Ich denke, ich hab in 40 Jahren, in denen ich mich jeden Tag mit dem Wohnungsthema quäle alles nur irgendwie erdenkliche versucht: in kleinen Häppchen, in großen Happen, mir erlauben gar nix zu machen, Listen schreiben, Rituale einführen, Belohnungen, Aufgaben kleiner machen.... genutzt hat bislang nichts davon länger als einige Tage.
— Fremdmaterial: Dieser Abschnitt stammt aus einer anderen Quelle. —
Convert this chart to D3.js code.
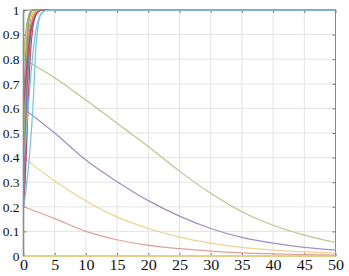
<!DOCTYPE html>
<html>
<head>
<meta charset="utf-8">
<script src="https://cdn.jsdelivr.net/npm/d3@7"></script>
<style>
body { margin: 0; background: #fff; }
.tick text { font-family: "Liberation Serif", "Times New Roman", serif; fill: #111; }
.xax .tick text { font-size: 14px; }
.yax .tick text { font-size: 13.5px; }
</style>
</head>
<body>
<div id="chart"></div>
<script>
// x positions for the fast-rising curves
var stepX = [0, 0.25, 0.5, 0.75, 1, 1.5, 2, 2.5, 3, 4, 5, 50];
var riseCurves = [
  { color: "#5b86c2", y: [0.2, 0.42, 0.68, 0.86, 0.95, 0.99, 1, 1, 1, 1, 1, 1] },
  { color: "#e0845a", y: [0.2, 0.35, 0.55, 0.74, 0.87, 0.97, 0.995, 1, 1, 1, 1, 1] },
  { color: "#eec862", y: [0.4, 0.6, 0.78, 0.9, 0.96, 0.99, 1, 1, 1, 1, 1, 1] },
  { color: "#9c73aa", y: [0.58, 0.76, 0.88, 0.95, 0.98, 1, 1, 1, 1, 1, 1, 1] },
  { color: "#92bb62", y: [0.78, 0.88, 0.94, 0.97, 0.99, 1, 1, 1, 1, 1, 1, 1] },
  { color: "#b8475e", y: [0.2, 0.3, 0.45, 0.62, 0.77, 0.93, 0.98, 1, 1, 1, 1, 1] },
  { color: "#5b86c2", y: [0.4, 0.52, 0.65, 0.77, 0.86, 0.95, 0.985, 1, 1, 1, 1, 1] },
  { color: "#e0845a", y: [0.6, 0.7, 0.8, 0.87, 0.92, 0.97, 0.99, 1, 1, 1, 1, 1] },
  { color: "#eec862", y: [0.8, 0.86, 0.9, 0.94, 0.96, 0.985, 0.995, 1, 1, 1, 1, 1] },
  { color: "#9c73aa", y: [0.2, 0.5, 0.78, 0.93, 0.98, 1, 1, 1, 1, 1, 1, 1] },
  { color: "#92bb62", y: [0.4, 0.65, 0.85, 0.95, 0.99, 1, 1, 1, 1, 1, 1, 1] },
  { color: "#b8475e", y: [0.6, 0.68, 0.76, 0.83, 0.89, 0.95, 0.98, 0.995, 1, 1, 1, 1] },
  { color: "#72c3e6", y: [0.4, 0.45, 0.52, 0.6, 0.68, 0.82, 0.92, 0.97, 0.99, 1, 1, 1] },
  { color: "#72c3e6", y: [0.2, 0.24, 0.29, 0.35, 0.42, 0.6, 0.85, 0.96, 0.99, 1, 1, 1] }
];

// slowly decaying curves
var decayX = [0, 5, 10, 15, 20, 25, 30, 35, 40, 45, 50];
var decayCurves = [
  { color: "#e6cf8a", y: [0, 0, 0, 0, 0, 0, 0, 0, 0, 0, 0] },
  { color: "#dea096", y: [0.2, 0.152, 0.1, 0.066, 0.043, 0.03, 0.02, 0.013, 0.009, 0.006, 0.004] },
  { color: "#ead48e", y: [0.4, 0.305, 0.224, 0.159, 0.112, 0.077, 0.052, 0.035, 0.024, 0.017, 0.012] },
  { color: "#a58cc0", y: [0.6, 0.5, 0.39, 0.302, 0.225, 0.162, 0.112, 0.076, 0.052, 0.035, 0.024] },
  { color: "#b8c68e", y: [0.8, 0.725, 0.634, 0.54, 0.445, 0.345, 0.255, 0.18, 0.125, 0.085, 0.055] }
];

var xTicks = [0, 5, 10, 15, 20, 25, 30, 35, 40, 45, 50];
var yTicks = [0, 0.1, 0.2, 0.3, 0.4, 0.5, 0.6, 0.7, 0.8, 0.9, 1];

var W = 349, H = 276;
var margin = {top: 10, right: 13.5, bottom: 20, left: 23.5};
var width = W - margin.left - margin.right,
    height = H - margin.top - margin.bottom;

var svg = d3.select("#chart").append("svg")
  .attr("width", W).attr("height", H)
  .append("g")
  .attr("transform", "translate(" + margin.left + "," + margin.top + ")");

var x = d3.scaleLinear().domain([0, 50]).range([0, width]);
var y = d3.scaleLinear().domain([0, 1]).range([height, 0]);

// grid
svg.append("g").selectAll("line").data(xTicks.slice(1, -1)).enter().append("line")
  .attr("x1", function(d) { return x(d); }).attr("x2", function(d) { return x(d); })
  .attr("y1", 0).attr("y2", height)
  .attr("stroke", "#e4e4e4").attr("stroke-width", 1);
svg.append("g").selectAll("line").data(yTicks.slice(1, -1)).enter().append("line")
  .attr("y1", function(d) { return y(d); }).attr("y2", function(d) { return y(d); })
  .attr("x1", 0).attr("x2", width)
  .attr("stroke", "#e4e4e4").attr("stroke-width", 1);

// box + inner ticks
svg.append("rect").attr("x", 0).attr("y", 0).attr("width", width).attr("height", height)
  .attr("fill", "none").attr("stroke", "#8a8a8a").attr("stroke-width", 1);

var axBottom = svg.append("g").attr("class", "xax").attr("transform", "translate(0," + height + ")")
  .call(d3.axisBottom(x).tickValues(xTicks).tickSizeInner(-3).tickSizeOuter(0).tickPadding(4));
var axTop = svg.append("g")
  .call(d3.axisTop(x).tickValues(xTicks).tickSizeInner(-3).tickSizeOuter(0).tickFormat(""));
var axLeft = svg.append("g").attr("class", "yax")
  .call(d3.axisLeft(y).tickValues(yTicks).tickSizeInner(-3).tickSizeOuter(0).tickPadding(4)
    .tickFormat(function(d) { return d === 0 || d === 1 ? d : d3.format(".1f")(d); }));
var axRight = svg.append("g").attr("transform", "translate(" + width + ",0)")
  .call(d3.axisRight(y).tickValues(yTicks).tickSizeInner(-3).tickSizeOuter(0).tickFormat(""));

[axBottom, axTop, axLeft, axRight].forEach(function(a) {
  a.attr("font-family", "'Liberation Serif', serif");
  a.select(".domain").remove();
  a.selectAll("line").attr("stroke", "#777");
});
// bottom labels look a bit wide in the reference
axBottom.selectAll("text").attr("transform", "scale(1.15,1)");

var line = d3.line()
  .x(function(d) { return x(d[0]); })
  .y(function(d) { return y(d[1]); })
  .curve(d3.curveMonotoneX);

decayCurves.forEach(function(c) {
  svg.append("path")
    .datum(decayX.map(function(v, i) { return [v, c.y[i]]; }))
    .attr("d", line).attr("fill", "none")
    .attr("stroke", c.color).attr("stroke-width", c.y[0] === 0 ? 2 : 1.2);
});

riseCurves.forEach(function(c) {
  svg.append("path")
    .datum(stepX.map(function(v, i) { return [v, c.y[i]]; }))
    .attr("d", line).attr("fill", "none")
    .attr("stroke", c.color).attr("stroke-width", 1.2);
});

// left axis line drawn on top (thick grey in reference)
svg.append("line").attr("x1", 0).attr("x2", 0).attr("y1", 0).attr("y2", height)
  .attr("stroke", "#8c8c8c").attr("stroke-width", 1.6);
</script>
</body>
</html>
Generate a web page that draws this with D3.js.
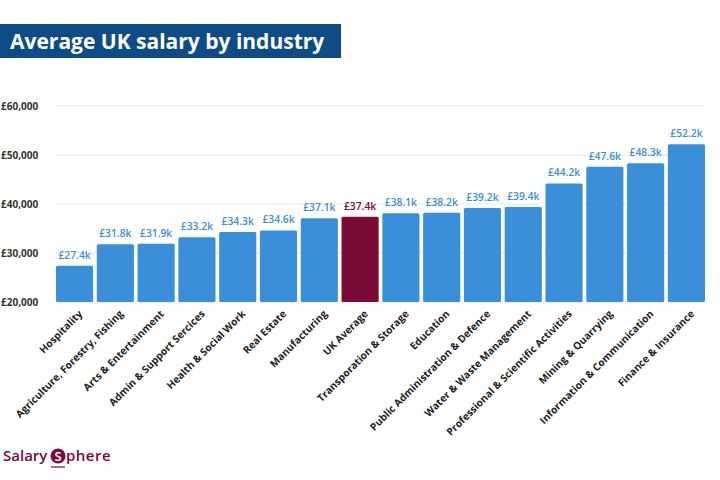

Das Einzige, was ich noch nie versucht hab und es auch nie tun werde wäre in der Früh noch was machen zu wollen. Ich kämpfe seit 30 Jahren damit, dass ich keine Wecker höre. Jeden Tag ist der erste, größte und wichtigste Sieg wenn ich es irgendwie pünktlich zur Arbeit schaffe. Morgen muss ich aller-allerspätestens 8.30 Uhr los. Da ich mir gestern abend eine wirklich kleine Menge Gemüse gegönnt hatte und die ganze Nacht Muskelkrämpfe hatte (Fructose) bricht mir der Schweiß aus bei der Frage wie zum Henker ich das morgen früh noch schaffen soll.
Und nach dem Essen spülen fänd ich soo toll. Da Essen aber nur im Liegen geht und ich danach nicht mehr aufstehen kann und darf ohne mich vom Gedanken überhaupt Schlaf zu finden zu verabschieden scheidet das aus.